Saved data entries
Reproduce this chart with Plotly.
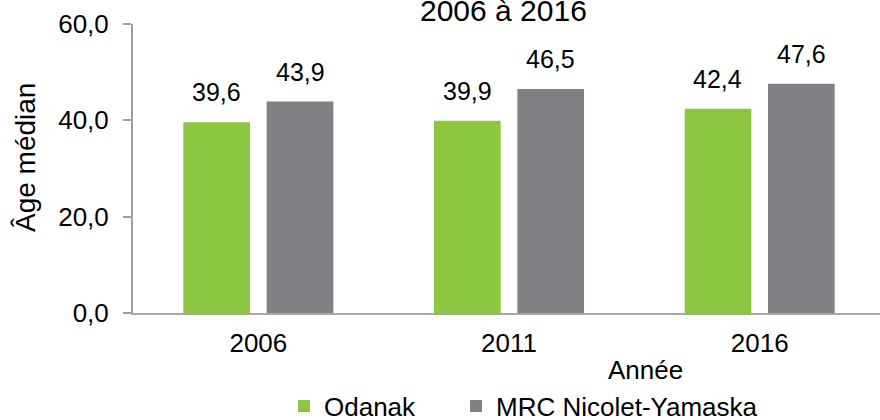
import plotly.graph_objects as go

categories = ["2006", "2011", "2016"]
odanak = [39.6, 39.9, 42.4]
mrc = [43.9, 46.5, 47.6]
series_names = ["Odanak", "MRC Nicolet-Yamaska"]
y_ticks = [0, 20, 40, 60]
title_text = "2006 à 2016"
y_title = "Âge médian"
x_title = "Année"

GREEN = "#8DC63F"
GREY = "#808184"
FONT = "Liberation Sans, Arial, sans-serif"
FS = 26

W, H = 880, 420
ML, MR, MT, MB = 133, 0, 24, 107
PW, PH = W - ML - MR, H - MT - MB


def px_x(p):
    return (p - ML) / PW


def px_y(p):
    return (H - MB - p) / PH


def fmt(v):
    return f"{v:.1f}".replace(".", ",")


fig = go.Figure()
fig.add_trace(go.Bar(name=series_names[0], x=categories, y=odanak,
                     marker=dict(color=GREEN, line=dict(width=0)),
                     legend="legend"))
fig.add_trace(go.Bar(name=series_names[1], x=categories, y=mrc,
                     marker=dict(color=GREY, line=dict(width=0)),
                     legend="legend2"))

half = 0.1664
annotations = []
for i, (a, b) in enumerate(zip(odanak, mrc)):
    annotations.append(dict(x=i - half, y=a, xref="x", yref="y", text=fmt(a),
                            showarrow=False, yanchor="middle", yshift=30,
                            font=dict(size=25, color="#000")))
    annotations.append(dict(x=i + half, y=b, xref="x", yref="y", text=fmt(b),
                            showarrow=False, yanchor="middle", yshift=30,
                            font=dict(size=25, color="#000")))

annotations.append(dict(x=px_x(503), y=px_y(10.5), xref="paper", yref="paper",
                        text=title_text, showarrow=False, xanchor="center",
                        yanchor="middle", font=dict(size=30, color="#000")))
annotations.append(dict(x=px_x(25), y=px_y(158), xref="paper", yref="paper",
                        text=y_title, showarrow=False, textangle=-90,
                        xanchor="center", yanchor="middle",
                        font=dict(size=28, color="#000")))
annotations.append(dict(x=px_x(645), y=px_y(370), xref="paper", yref="paper",
                        text=x_title, showarrow=False, xanchor="center",
                        yanchor="middle", font=dict(size=FS, color="#000")))

legend_common = dict(orientation="h", xanchor="left", yanchor="middle",
                     font=dict(size=FS), bgcolor="rgba(0,0,0,0)")

fig.update_layout(
    width=W, height=H,
    margin=dict(l=ML, r=MR, t=MT, b=MB, pad=0, autoexpand=False),
    paper_bgcolor="white", plot_bgcolor="white",
    font=dict(family=FONT, size=FS, color="#000"),
    separators=", ",
    barmode="group", bargap=0.335, bargroupgap=0.2,
    showlegend=True,
    legend=dict(x=px_x(284), y=px_y(406), **legend_common),
    legend2=dict(x=px_x(456), y=px_y(406), **legend_common),
    annotations=annotations,
)
fig.update_xaxes(type="category", range=[-0.5, 2.48], showgrid=False,
                 showline=True, linecolor="#A6A6A6", linewidth=2,
                 ticks="", ticklabelstandoff=6, zeroline=False)
fig.update_yaxes(range=[0, 60], tickvals=y_ticks, tickformat=".1f",
                 showgrid=False, showline=True, linecolor="#A0A0A0",
                 linewidth=2, ticks="outside", ticklen=8, tickcolor="#A0A0A0",
                 tickwidth=2, ticklabelstandoff=9, zeroline=False)

fig.write_html("out.html", config={"displayModeBar": False},
               post_script="document.body.style.margin='0';document.body.style.overflow='hidden';")
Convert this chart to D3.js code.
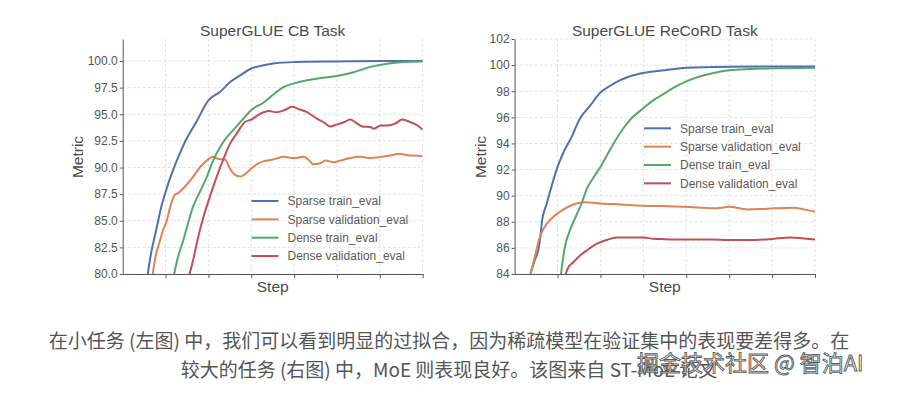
<!DOCTYPE html>
<html lang="zh">
  <head>
    <meta charset="UTF-8" />
    <title>SuperGLUE CB / ReCoRD</title>
    <script src="https://d3js.org/d3.v7.min.js"></script>
    <style>
      body {
        margin: 0;
        background-color: #ffffff;
      }
      svg {
        display: block;
        font-family: "Liberation Sans", Arial, sans-serif;
      }
      .grid line {
        stroke: #dcdcdc;
        stroke-dasharray: 3, 2;
        stroke-width: 0.8;
      }
      .axis path,
      .axis line {
        stroke: #555;
      }
      .axis text {
        fill: #555;
        font-size: 12px;
      }
      .series {
        fill: none;
        stroke-width: 2;
        stroke-linejoin: round;
      }
    </style>
  </head>
  <body>
    <div id="chart"></div>
    <script>
      // series names + colours (seaborn "deep")
      const seriesNames = ["Sparse train_eval", "Sparse validation_eval", "Dense train_eval", "Dense validation_eval"];
      const seriesColors = ["#4c72b0", "#dd8452", "#55a868", "#c44e52"];

      // x ticks (no labels in the picture)
      const stepTicks = [1, 2, 3, 4, 5, 6, 7];

      // left panel: SuperGLUE CB, [step, metric]
      const cbTicks = [80, 82.5, 85, 87.5, 90, 92.5, 95, 97.5, 100];
      const cbSparseTrain = [[0.585,80],[0.66,81.9],[0.78,84.1],[0.9,86.3],[1.0,87.7],[1.17,89.7],[1.33,91.3],[1.49,92.7],[1.72,94.3],[2.0,96.3],[2.27,97.1],[2.5,98.0],[2.74,98.65],[3.0,99.3],[3.29,99.6],[3.56,99.8],[4.0,99.9],[5.0,99.96],[6.0,100],[7.0,100]];
      const cbSparseVal = [[0.70,80],[0.78,81.9],[0.86,83.0],[0.94,84.1],[1.02,84.9],[1.09,86.0],[1.21,87.4],[1.29,87.6],[1.45,88.2],[1.6,88.9],[1.8,90.0],[1.96,90.65],[2.11,91.0],[2.23,90.8],[2.39,90.75],[2.5,89.9],[2.62,89.3],[2.74,89.15],[2.86,89.4],[3.0,89.9],[3.13,90.3],[3.29,90.6],[3.44,90.7],[3.56,90.8],[3.75,91.0],[4.0,90.9],[4.22,91.0],[4.34,90.7],[4.45,90.3],[4.61,90.4],[4.73,90.65],[4.92,90.5],[5.08,90.65],[5.31,90.9],[5.55,91.0],[5.78,90.9],[6.02,91.0],[6.33,91.2],[6.45,91.3],[6.64,91.15],[6.88,91.1],[7.0,91.05]];
      const cbDenseTrain = [[1.2,80],[1.29,81.6],[1.41,83.1],[1.52,84.7],[1.64,86.3],[1.8,87.7],[1.96,89.1],[2.11,90.65],[2.27,91.9],[2.43,92.85],[2.62,93.7],[2.82,94.6],[3.0,95.4],[3.29,96.1],[3.44,96.6],[3.56,97.0],[3.75,97.55],[4.0,97.9],[4.3,98.2],[4.61,98.4],[5.0,98.6],[5.39,98.95],[5.78,99.45],[6.17,99.75],[6.56,99.9],[7.0,99.95]];
      const cbDenseVal = [[1.56,80],[1.64,81.25],[1.76,83.45],[1.88,85.3],[2.03,87.2],[2.19,89.1],[2.35,90.8],[2.5,92.2],[2.66,93.2],[2.86,94.3],[3.0,94.5],[3.21,95.05],[3.41,95.3],[3.59,95.2],[3.75,95.35],[3.95,95.7],[4.1,95.5],[4.3,95.2],[4.53,94.6],[4.69,94.25],[4.84,93.85],[5.0,94.05],[5.16,94.25],[5.31,94.5],[5.43,94.25],[5.59,93.85],[5.78,93.8],[5.86,93.65],[6.02,93.95],[6.17,93.95],[6.37,94.15],[6.52,94.5],[6.72,94.25],[6.88,93.95],[7.0,93.55]];

      // right panel: SuperGLUE ReCoRD
      const recordTicks = [84, 86, 88, 90, 92, 94, 96, 98, 100, 102];
      const recSparseTrain = [[0.37,84],[0.47,85.05],[0.55,85.8],[0.6,86.85],[0.64,88.1],[0.74,89.3],[0.86,90.7],[1.0,92.2],[1.13,93.25],[1.33,94.5],[1.52,95.9],[1.75,96.85],[2.0,97.9],[2.22,98.4],[2.46,98.85],[2.69,99.15],[3.0,99.4],[3.5,99.6],[4.0,99.8],[5.0,99.88],[6.0,99.9],[7.0,99.9]];
      const recSparseVal = [[0.37,84],[0.47,85.3],[0.59,86.85],[0.70,87.6],[0.86,88.25],[1.05,88.75],[1.25,89.15],[1.44,89.4],[1.68,89.5],[2.0,89.4],[2.46,89.33],[3.0,89.23],[3.5,89.2],[4.0,89.15],[4.33,89.08],[4.72,89.03],[5.0,89.15],[5.42,88.95],[5.73,88.97],[6.04,89.03],[6.5,89.08],[6.74,88.95],[7.0,88.77]];
      const recDenseTrain = [[1.08,84],[1.17,86.05],[1.29,87.35],[1.44,88.5],[1.56,89.4],[1.68,90.5],[1.83,91.35],[2.0,92.2],[2.22,93.5],[2.46,94.8],[2.69,95.8],[3.0,96.7],[3.23,97.3],[3.5,97.85],[3.7,98.25],[4.0,98.75],[4.33,99.15],[4.64,99.4],[5.0,99.6],[5.5,99.7],[6.0,99.75],[7.0,99.8]];
      const recDenseVal = [[1.19,84],[1.25,84.5],[1.37,84.9],[1.52,85.4],[1.68,85.8],[1.91,86.3],[2.14,86.6],[2.38,86.8],[2.69,86.8],[3.0,86.8],[3.23,86.7],[3.5,86.67],[4.0,86.64],[4.56,86.64],[5.0,86.6],[5.5,86.6],[5.97,86.67],[6.43,86.8],[6.74,86.72],[7.0,86.64]];

      const captionLines = [
        "在小任务 (左图) 中，我们可以看到明显的过拟合，因为稀疏模型在验证集中的表现要差得多。在",
        "较大的任务 (右图) 中，MoE 则表现良好。该图来自 ST-MoE 论文",
      ];
      const watermark = "掘金技术社区 @ 智泊AI";

      const W = 907,
        H = 393;
      const svg = d3.select("#chart").append("svg").attr("width", W).attr("height", H);

      function drawPanel(cfg) {
        const x = d3.scaleLinear().domain([0, 7]).range([cfg.left, cfg.right]);
        const y = d3.scaleLinear().domain(cfg.yDomain).range([274, 39]);
        const g = svg.append("g");

        // grid
        const grid = g.append("g").attr("class", "grid");
        grid.selectAll(".h").data(cfg.yTicks).join("line")
          .attr("x1", cfg.left).attr("x2", cfg.right)
          .attr("y1", (d) => y(d)).attr("y2", (d) => y(d));
        grid.selectAll(".v").data(stepTicks).join("line")
          .attr("x1", (d) => x(d)).attr("x2", (d) => x(d))
          .attr("y1", 39).attr("y2", 274);

        // lines
        const clipId = "clip" + cfg.left;
        g.append("clipPath").attr("id", clipId).append("rect")
          .attr("x", cfg.left).attr("y", 39).attr("width", cfg.right - cfg.left).attr("height", 235);
        const line = d3.line().x((d) => x(d[0])).y((d) => y(d[1])).curve(d3.curveMonotoneX);
        g.append("g").attr("clip-path", `url(#${clipId})`)
          .selectAll("path").data(cfg.series).join("path")
          .attr("class", "series")
          .attr("stroke", (d, i) => seriesColors[i])
          .attr("d", line);

        // axes
        g.append("g").attr("class", "axis")
          .attr("transform", `translate(${cfg.left},0)`)
          .call(d3.axisLeft(y).tickValues(cfg.yTicks).tickFormat(cfg.fmt).tickSize(3).tickSizeOuter(0).tickPadding(2));
        g.append("g").attr("class", "axis")
          .attr("transform", "translate(0,274)")
          .call(d3.axisBottom(x).tickValues(stepTicks).tickFormat("").tickSize(4).tickSizeOuter(0));

        // labels
        g.append("text").attr("x", (cfg.left + cfg.right) / 2).attr("y", 36)
          .attr("text-anchor", "middle").attr("font-size", 15.5).attr("fill", "#4a4a4a").text(cfg.title);
        g.append("text").attr("x", (cfg.left + cfg.right) / 2).attr("y", 292)
          .attr("text-anchor", "middle").attr("font-size", 15.5).attr("fill", "#4a4a4a").text("Step");
        g.append("text").attr("transform", `translate(${cfg.ylabX},157) rotate(-90)`)
          .attr("text-anchor", "middle").attr("font-size", 15.5).attr("fill", "#4a4a4a").text("Metric");

        // legend
        const leg = g.append("g");
        seriesNames.forEach((name, i) => {
          const ly = cfg.legY + i * 18.35;
          leg.append("line").attr("x1", cfg.legX).attr("x2", cfg.legX + 27)
            .attr("y1", ly).attr("y2", ly).attr("stroke", seriesColors[i]).attr("stroke-width", 2);
          leg.append("text").attr("x", cfg.legX + 36).attr("y", ly + 4.2)
            .attr("font-size", 12).attr("fill", "#5c5c5c").text(name);
        });
      }

      drawPanel({
        left: 122.7, right: 422.7, yDomain: [80, 102.07], yTicks: cbTicks, fmt: d3.format(".1f"),
        title: "SuperGLUE CB Task", ylabX: 83, legX: 251.5, legY: 201,
        series: [cbSparseTrain, cbSparseVal, cbDenseTrain, cbDenseVal],
      });
      drawPanel({
        left: 514.6, right: 815, yDomain: [84, 102], yTicks: recordTicks, fmt: d3.format("d"),
        title: "SuperGLUE ReCoRD Task", ylabX: 486, legX: 644, legY: 128.3,
        series: [recSparseTrain, recSparseVal, recDenseTrain, recDenseVal],
      });

      // caption
      const cap = svg.append("g").attr("font-family", "'Noto Sans CJK SC', sans-serif").attr("fill", "#555");
      const c1 = cap.append("text").attr("x", 449).attr("y", 348).attr("text-anchor", "middle")
        .attr("font-size", 19).text(captionLines[0]);
      const natural = c1.node().getComputedTextLength();
      const spacing = Math.max(0, (798 - natural) / captionLines[0].length);
      c1.attr("letter-spacing", spacing);
      cap.append("text").attr("x", 449).attr("y", 377).attr("text-anchor", "middle")
        .attr("font-size", 19).attr("letter-spacing", spacing).text(captionLines[1]);

      // watermark
      svg.append("text").attr("x", 637).attr("y", 371)
        .attr("font-family", "'Noto Sans CJK SC', sans-serif").attr("font-size", 22)
        .attr("fill", "#ffffff").attr("stroke", "#5a5a5a").attr("stroke-width", 0.9)
        .text(watermark);
    </script>
  </body>
</html>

__AIM OF THE TASK__. Return exactly the lines from the one with "Convert this chart to D3.js code." to the one with "const stepTicks = [1, 2, 3, 4, 5, 6, 7];", inclusive, and nothing else; skip the pictures.

__RESPONSE TO THIS TASK__.
Convert this chart to D3.js code.
<!DOCTYPE html>
<html lang="zh">
  <head>
    <meta charset="UTF-8" />
    <title>SuperGLUE CB / ReCoRD</title>
    <script src="https://d3js.org/d3.v7.min.js"></script>
    <style>
      body {
        margin: 0;
        background-color: #ffffff;
      }
      svg {
        display: block;
        font-family: "Liberation Sans", Arial, sans-serif;
      }
      .grid line {
        stroke: #dcdcdc;
        stroke-dasharray: 3, 2;
        stroke-width: 0.8;
      }
      .axis path,
      .axis line {
        stroke: #555;
      }
      .axis text {
        fill: #555;
        font-size: 12px;
      }
      .series {
        fill: none;
        stroke-width: 2;
        stroke-linejoin: round;
      }
    </style>
  </head>
  <body>
    <div id="chart"></div>
    <script>
      // series names + colours (seaborn "deep")
      const seriesNames = ["Sparse train_eval", "Sparse validation_eval", "Dense train_eval", "Dense validation_eval"];
      const seriesColors = ["#4c72b0", "#dd8452", "#55a868", "#c44e52"];

      // x ticks (no labels in the picture)
      const stepTicks = [1, 2, 3, 4, 5, 6, 7];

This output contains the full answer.